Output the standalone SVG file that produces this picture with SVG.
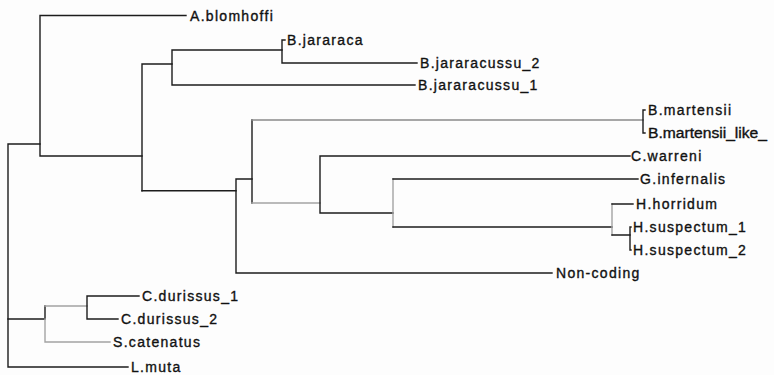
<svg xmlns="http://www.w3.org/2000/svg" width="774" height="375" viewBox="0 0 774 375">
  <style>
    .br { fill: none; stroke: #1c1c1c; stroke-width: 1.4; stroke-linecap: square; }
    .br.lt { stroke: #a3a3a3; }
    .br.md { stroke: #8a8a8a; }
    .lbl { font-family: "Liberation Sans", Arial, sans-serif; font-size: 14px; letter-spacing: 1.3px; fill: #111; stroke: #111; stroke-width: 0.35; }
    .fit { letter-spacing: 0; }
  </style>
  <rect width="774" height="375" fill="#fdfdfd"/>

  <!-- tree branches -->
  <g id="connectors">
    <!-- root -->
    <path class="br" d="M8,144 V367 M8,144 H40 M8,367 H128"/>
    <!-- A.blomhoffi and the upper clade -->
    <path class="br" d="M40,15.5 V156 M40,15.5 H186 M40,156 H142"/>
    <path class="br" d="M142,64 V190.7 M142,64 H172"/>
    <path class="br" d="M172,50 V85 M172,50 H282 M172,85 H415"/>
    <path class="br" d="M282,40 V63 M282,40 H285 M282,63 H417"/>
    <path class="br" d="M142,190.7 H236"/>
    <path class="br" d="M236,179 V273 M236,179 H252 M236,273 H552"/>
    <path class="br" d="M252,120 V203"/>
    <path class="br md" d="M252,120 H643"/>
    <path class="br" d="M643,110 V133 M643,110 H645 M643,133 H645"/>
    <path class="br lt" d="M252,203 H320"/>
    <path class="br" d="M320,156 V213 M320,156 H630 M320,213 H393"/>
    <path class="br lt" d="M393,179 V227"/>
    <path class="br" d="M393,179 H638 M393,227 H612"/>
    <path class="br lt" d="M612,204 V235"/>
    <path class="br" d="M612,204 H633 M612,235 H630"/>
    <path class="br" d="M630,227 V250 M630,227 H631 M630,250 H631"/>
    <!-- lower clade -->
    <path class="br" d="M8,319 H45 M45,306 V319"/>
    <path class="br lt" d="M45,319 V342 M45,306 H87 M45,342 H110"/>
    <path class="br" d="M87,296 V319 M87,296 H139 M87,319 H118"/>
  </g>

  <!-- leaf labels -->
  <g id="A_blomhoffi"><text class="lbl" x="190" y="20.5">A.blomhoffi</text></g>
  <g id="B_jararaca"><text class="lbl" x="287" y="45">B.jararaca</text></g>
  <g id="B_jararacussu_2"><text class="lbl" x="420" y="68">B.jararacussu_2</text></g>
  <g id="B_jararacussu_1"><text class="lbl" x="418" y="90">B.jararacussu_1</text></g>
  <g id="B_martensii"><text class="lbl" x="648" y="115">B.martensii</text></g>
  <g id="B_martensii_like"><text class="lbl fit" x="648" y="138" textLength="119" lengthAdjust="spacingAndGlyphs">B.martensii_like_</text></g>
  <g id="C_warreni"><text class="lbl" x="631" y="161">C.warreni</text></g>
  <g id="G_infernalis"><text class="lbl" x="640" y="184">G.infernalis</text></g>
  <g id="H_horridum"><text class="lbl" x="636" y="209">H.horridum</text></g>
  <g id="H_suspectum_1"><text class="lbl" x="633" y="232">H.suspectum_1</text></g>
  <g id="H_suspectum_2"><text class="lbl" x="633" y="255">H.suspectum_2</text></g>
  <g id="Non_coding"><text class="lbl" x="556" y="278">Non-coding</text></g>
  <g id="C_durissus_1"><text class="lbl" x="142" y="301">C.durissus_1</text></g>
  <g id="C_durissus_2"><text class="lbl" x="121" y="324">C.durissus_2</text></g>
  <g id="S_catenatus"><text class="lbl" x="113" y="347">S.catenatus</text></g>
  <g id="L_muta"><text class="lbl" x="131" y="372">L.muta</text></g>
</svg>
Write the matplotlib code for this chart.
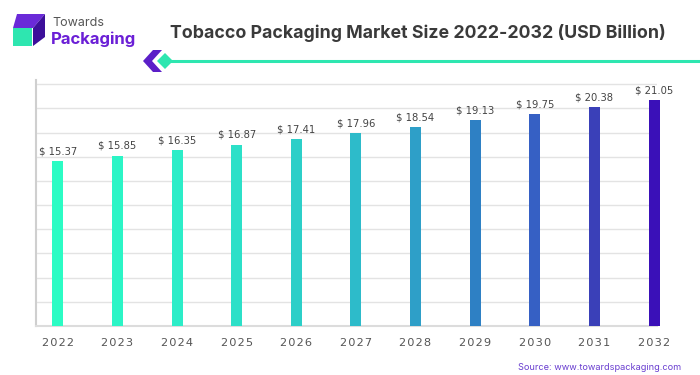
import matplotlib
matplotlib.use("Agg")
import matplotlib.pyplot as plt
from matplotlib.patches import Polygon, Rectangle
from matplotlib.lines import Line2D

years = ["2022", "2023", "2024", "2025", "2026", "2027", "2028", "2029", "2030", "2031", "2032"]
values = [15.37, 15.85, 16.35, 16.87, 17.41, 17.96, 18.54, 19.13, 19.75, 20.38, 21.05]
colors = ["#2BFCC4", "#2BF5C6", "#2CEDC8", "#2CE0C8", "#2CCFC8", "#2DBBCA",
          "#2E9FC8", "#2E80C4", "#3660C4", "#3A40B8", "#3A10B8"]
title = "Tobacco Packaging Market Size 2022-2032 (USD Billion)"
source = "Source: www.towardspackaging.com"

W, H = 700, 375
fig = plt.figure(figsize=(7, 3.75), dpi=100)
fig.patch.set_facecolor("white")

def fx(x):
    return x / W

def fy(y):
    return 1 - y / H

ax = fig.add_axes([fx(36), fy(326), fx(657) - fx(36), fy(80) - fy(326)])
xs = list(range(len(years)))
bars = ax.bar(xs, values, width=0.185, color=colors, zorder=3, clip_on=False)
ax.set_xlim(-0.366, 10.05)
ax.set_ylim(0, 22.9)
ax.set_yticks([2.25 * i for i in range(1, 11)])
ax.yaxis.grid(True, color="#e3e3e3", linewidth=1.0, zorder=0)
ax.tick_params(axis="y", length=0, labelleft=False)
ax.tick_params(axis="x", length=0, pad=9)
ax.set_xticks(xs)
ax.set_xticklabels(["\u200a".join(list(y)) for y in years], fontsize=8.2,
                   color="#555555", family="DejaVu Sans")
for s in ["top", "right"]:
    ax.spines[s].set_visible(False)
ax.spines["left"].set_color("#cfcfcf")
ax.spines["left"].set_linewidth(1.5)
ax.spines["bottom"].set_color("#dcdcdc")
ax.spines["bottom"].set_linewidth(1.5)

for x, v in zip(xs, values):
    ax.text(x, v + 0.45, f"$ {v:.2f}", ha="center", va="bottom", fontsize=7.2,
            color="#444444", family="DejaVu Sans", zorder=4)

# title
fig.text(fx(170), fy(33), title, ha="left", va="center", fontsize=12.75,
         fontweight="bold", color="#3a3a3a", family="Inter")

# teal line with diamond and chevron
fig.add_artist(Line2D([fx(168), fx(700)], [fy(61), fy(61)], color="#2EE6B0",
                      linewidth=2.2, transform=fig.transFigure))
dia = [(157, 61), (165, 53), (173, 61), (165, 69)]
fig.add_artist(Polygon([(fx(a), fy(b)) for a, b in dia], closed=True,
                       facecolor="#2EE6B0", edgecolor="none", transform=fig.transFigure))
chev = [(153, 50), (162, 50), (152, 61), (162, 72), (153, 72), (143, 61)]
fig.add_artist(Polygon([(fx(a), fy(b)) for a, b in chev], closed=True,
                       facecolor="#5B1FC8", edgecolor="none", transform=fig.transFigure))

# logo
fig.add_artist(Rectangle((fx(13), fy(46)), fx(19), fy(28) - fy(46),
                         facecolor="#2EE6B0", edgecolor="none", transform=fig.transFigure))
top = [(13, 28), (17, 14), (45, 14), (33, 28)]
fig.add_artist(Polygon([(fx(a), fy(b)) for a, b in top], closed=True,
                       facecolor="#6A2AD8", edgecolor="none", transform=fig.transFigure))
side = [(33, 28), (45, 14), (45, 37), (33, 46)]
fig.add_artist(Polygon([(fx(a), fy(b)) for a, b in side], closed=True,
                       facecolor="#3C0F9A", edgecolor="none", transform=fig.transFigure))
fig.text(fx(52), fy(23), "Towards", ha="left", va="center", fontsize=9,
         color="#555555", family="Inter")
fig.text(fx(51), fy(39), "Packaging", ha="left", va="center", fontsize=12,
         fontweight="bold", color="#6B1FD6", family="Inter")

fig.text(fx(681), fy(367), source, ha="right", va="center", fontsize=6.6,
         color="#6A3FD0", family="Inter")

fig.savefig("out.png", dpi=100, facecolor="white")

++++

▶ **Problem statement**: Without the pictures, print the records in full, exactly as they appear.

▶ **Output**:
Output the standalone SVG file that produces this picture with SVG.
<svg xmlns="http://www.w3.org/2000/svg" width="774" height="375" viewBox="0 0 774 375">
  <style>
    .br { fill: none; stroke: #1c1c1c; stroke-width: 1.4; stroke-linecap: square; }
    .br.lt { stroke: #a3a3a3; }
    .br.md { stroke: #8a8a8a; }
    .lbl { font-family: "Liberation Sans", Arial, sans-serif; font-size: 14px; letter-spacing: 1.3px; fill: #111; stroke: #111; stroke-width: 0.35; }
    .fit { letter-spacing: 0; }
  </style>
  <rect width="774" height="375" fill="#fdfdfd"/>

  <!-- tree branches -->
  <g id="connectors">
    <!-- root -->
    <path class="br" d="M8,144 V367 M8,144 H40 M8,367 H128"/>
    <!-- A.blomhoffi and the upper clade -->
    <path class="br" d="M40,15.5 V156 M40,15.5 H186 M40,156 H142"/>
    <path class="br" d="M142,64 V190.7 M142,64 H172"/>
    <path class="br" d="M172,50 V85 M172,50 H282 M172,85 H415"/>
    <path class="br" d="M282,40 V63 M282,40 H285 M282,63 H417"/>
    <path class="br" d="M142,190.7 H236"/>
    <path class="br" d="M236,179 V273 M236,179 H252 M236,273 H552"/>
    <path class="br" d="M252,120 V203"/>
    <path class="br md" d="M252,120 H643"/>
    <path class="br" d="M643,110 V133 M643,110 H645 M643,133 H645"/>
    <path class="br lt" d="M252,203 H320"/>
    <path class="br" d="M320,156 V213 M320,156 H630 M320,213 H393"/>
    <path class="br lt" d="M393,179 V227"/>
    <path class="br" d="M393,179 H638 M393,227 H612"/>
    <path class="br lt" d="M612,204 V235"/>
    <path class="br" d="M612,204 H633 M612,235 H630"/>
    <path class="br" d="M630,227 V250 M630,227 H631 M630,250 H631"/>
    <!-- lower clade -->
    <path class="br" d="M8,319 H45 M45,306 V319"/>
    <path class="br lt" d="M45,319 V342 M45,306 H87 M45,342 H110"/>
    <path class="br" d="M87,296 V319 M87,296 H139 M87,319 H118"/>
  </g>

  <!-- leaf labels -->
  <g id="A_blomhoffi"><text class="lbl" x="190" y="20.5">A.blomhoffi</text></g>
  <g id="B_jararaca"><text class="lbl" x="287" y="45">B.jararaca</text></g>
  <g id="B_jararacussu_2"><text class="lbl" x="420" y="68">B.jararacussu_2</text></g>
  <g id="B_jararacussu_1"><text class="lbl" x="418" y="90">B.jararacussu_1</text></g>
  <g id="B_martensii"><text class="lbl" x="648" y="115">B.martensii</text></g>
  <g id="B_martensii_like"><text class="lbl fit" x="648" y="138" textLength="119" lengthAdjust="spacingAndGlyphs">B.martensii_like_</text></g>
  <g id="C_warreni"><text class="lbl" x="631" y="161">C.warreni</text></g>
  <g id="G_infernalis"><text class="lbl" x="640" y="184">G.infernalis</text></g>
  <g id="H_horridum"><text class="lbl" x="636" y="209">H.horridum</text></g>
  <g id="H_suspectum_1"><text class="lbl" x="633" y="232">H.suspectum_1</text></g>
  <g id="H_suspectum_2"><text class="lbl" x="633" y="255">H.suspectum_2</text></g>
  <g id="Non_coding"><text class="lbl" x="556" y="278">Non-coding</text></g>
  <g id="C_durissus_1"><text class="lbl" x="142" y="301">C.durissus_1</text></g>
  <g id="C_durissus_2"><text class="lbl" x="121" y="324">C.durissus_2</text></g>
  <g id="S_catenatus"><text class="lbl" x="113" y="347">S.catenatus</text></g>
  <g id="L_muta"><text class="lbl" x="131" y="372">L.muta</text></g>
</svg>
Write the matplotlib code for this chart.
import matplotlib
matplotlib.use("Agg")
import matplotlib.pyplot as plt
from matplotlib.patches import Polygon, Rectangle
from matplotlib.lines import Line2D

years = ["2022", "2023", "2024", "2025", "2026", "2027", "2028", "2029", "2030", "2031", "2032"]
values = [15.37, 15.85, 16.35, 16.87, 17.41, 17.96, 18.54, 19.13, 19.75, 20.38, 21.05]
colors = ["#2BFCC4", "#2BF5C6", "#2CEDC8", "#2CE0C8", "#2CCFC8", "#2DBBCA",
          "#2E9FC8", "#2E80C4", "#3660C4", "#3A40B8", "#3A10B8"]
title = "Tobacco Packaging Market Size 2022-2032 (USD Billion)"
source = "Source: www.towardspackaging.com"

W, H = 700, 375
fig = plt.figure(figsize=(7, 3.75), dpi=100)
fig.patch.set_facecolor("white")

def fx(x):
    return x / W

def fy(y):
    return 1 - y / H

ax = fig.add_axes([fx(36), fy(326), fx(657) - fx(36), fy(80) - fy(326)])
xs = list(range(len(years)))
bars = ax.bar(xs, values, width=0.185, color=colors, zorder=3, clip_on=False)
ax.set_xlim(-0.366, 10.05)
ax.set_ylim(0, 22.9)
ax.set_yticks([2.25 * i for i in range(1, 11)])
ax.yaxis.grid(True, color="#e3e3e3", linewidth=1.0, zorder=0)
ax.tick_params(axis="y", length=0, labelleft=False)
ax.tick_params(axis="x", length=0, pad=9)
ax.set_xticks(xs)
ax.set_xticklabels(["\u200a".join(list(y)) for y in years], fontsize=8.2,
                   color="#555555", family="DejaVu Sans")
for s in ["top", "right"]:
    ax.spines[s].set_visible(False)
ax.spines["left"].set_color("#cfcfcf")
ax.spines["left"].set_linewidth(1.5)
ax.spines["bottom"].set_color("#dcdcdc")
ax.spines["bottom"].set_linewidth(1.5)

for x, v in zip(xs, values):
    ax.text(x, v + 0.45, f"$ {v:.2f}", ha="center", va="bottom", fontsize=7.2,
            color="#444444", family="DejaVu Sans", zorder=4)

# title
fig.text(fx(170), fy(33), title, ha="left", va="center", fontsize=12.75,
         fontweight="bold", color="#3a3a3a", family="Inter")

# teal line with diamond and chevron
fig.add_artist(Line2D([fx(168), fx(700)], [fy(61), fy(61)], color="#2EE6B0",
                      linewidth=2.2, transform=fig.transFigure))
dia = [(157, 61), (165, 53), (173, 61), (165, 69)]
fig.add_artist(Polygon([(fx(a), fy(b)) for a, b in dia], closed=True,
                       facecolor="#2EE6B0", edgecolor="none", transform=fig.transFigure))
chev = [(153, 50), (162, 50), (152, 61), (162, 72), (153, 72), (143, 61)]
fig.add_artist(Polygon([(fx(a), fy(b)) for a, b in chev], closed=True,
                       facecolor="#5B1FC8", edgecolor="none", transform=fig.transFigure))

# logo
fig.add_artist(Rectangle((fx(13), fy(46)), fx(19), fy(28) - fy(46),
                         facecolor="#2EE6B0", edgecolor="none", transform=fig.transFigure))
top = [(13, 28), (17, 14), (45, 14), (33, 28)]
fig.add_artist(Polygon([(fx(a), fy(b)) for a, b in top], closed=True,
                       facecolor="#6A2AD8", edgecolor="none", transform=fig.transFigure))
side = [(33, 28), (45, 14), (45, 37), (33, 46)]
fig.add_artist(Polygon([(fx(a), fy(b)) for a, b in side], closed=True,
                       facecolor="#3C0F9A", edgecolor="none", transform=fig.transFigure))
fig.text(fx(52), fy(23), "Towards", ha="left", va="center", fontsize=9,
         color="#555555", family="Inter")
fig.text(fx(51), fy(39), "Packaging", ha="left", va="center", fontsize=12,
         fontweight="bold", color="#6B1FD6", family="Inter")

fig.text(fx(681), fy(367), source, ha="right", va="center", fontsize=6.6,
         color="#6A3FD0", family="Inter")

fig.savefig("out.png", dpi=100, facecolor="white")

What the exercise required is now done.